In Lang's Algebraic Number Theory p. $58$:
$A$ is a Dedekind domain, $K$ its quotient, $E$ a finite separable extension of $K$, and $B$ an integral closure of $A$ in $E$.
Let $L$ be an additive subgroup of $E$, define $L'$ to be the set $x\in E$ such that $Tr^E_K(xL)\subset A$. (the dual of $L$)
Since every fractional ideal of $B$ is squeezed between two $A$-modules of type $Aw_1+...+Aw_n$ for sutible bases $\{w_i\}$ of $E$ over $K$, since $A$ is Noetherian, we obtain that:
If $b$ is a fractional ideal of $B$, then $b'$ is also a fractional ideal, Furthermore $B\subset B'.$
I don't understand how the bolded statement is obtained?
According to the context, $Av_1+...+Av_n \subset b\subset Aw_1+...+Aw_n$, with $\{v_i\},\{w_i\}$ bases of $E$ (I'm not sure, these bases may not need to be independent nor generated $E$ over $K$? Otherwise I don't know how to obtain them.), then $(Aw_1+...+Aw_n)'\subset b'\subset (Av_1+...+Av_n)'=\bigcap (Av_i)'$. I don't know how this translate to $b'$ is a fractional ideal in $B$.
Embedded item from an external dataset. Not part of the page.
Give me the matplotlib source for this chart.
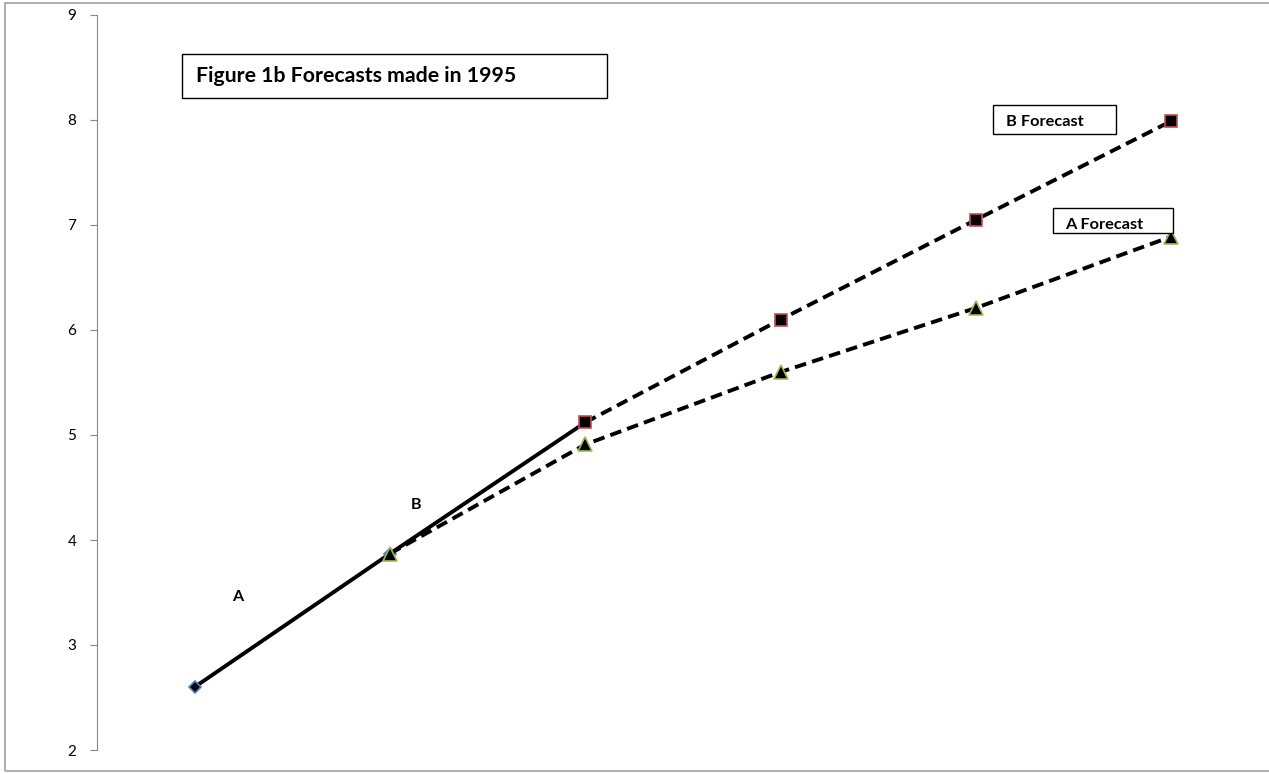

If $\mathfrak b$ is a $B$-submodule of $E$ (that is, an additive subgroup which is closed under scalar multiplication by elements of $B$), then so is $\mathfrak b'$.
A fractional ideal $J$ of $E$ is the same thing as a $B$-submodule of $E$ for which there exists an element $x \in E$ (equivalently in $B$), such that $xJ \subseteq B$. Since $B$ is Noetherian, this is equivalent to saying that $J$ is finitely generated as a $B$-module, because $J$ is isomorphic to $xJ$ as $B$-modules, and $xJ$ is an ideal of $B$.
Now $\mathfrak b'$ is an $A$-submodule of the Noetherian $A$-module $Aw_1 + \cdots + Aw_n$ for some basis $w_1, ... , w_n$ of $E/K$ (a finitely generated module over a Noetherian ring is itself Noetherian). Hence $\mathfrak b'$ is finitely generated as an $A$-module, hence also as a $B$-module.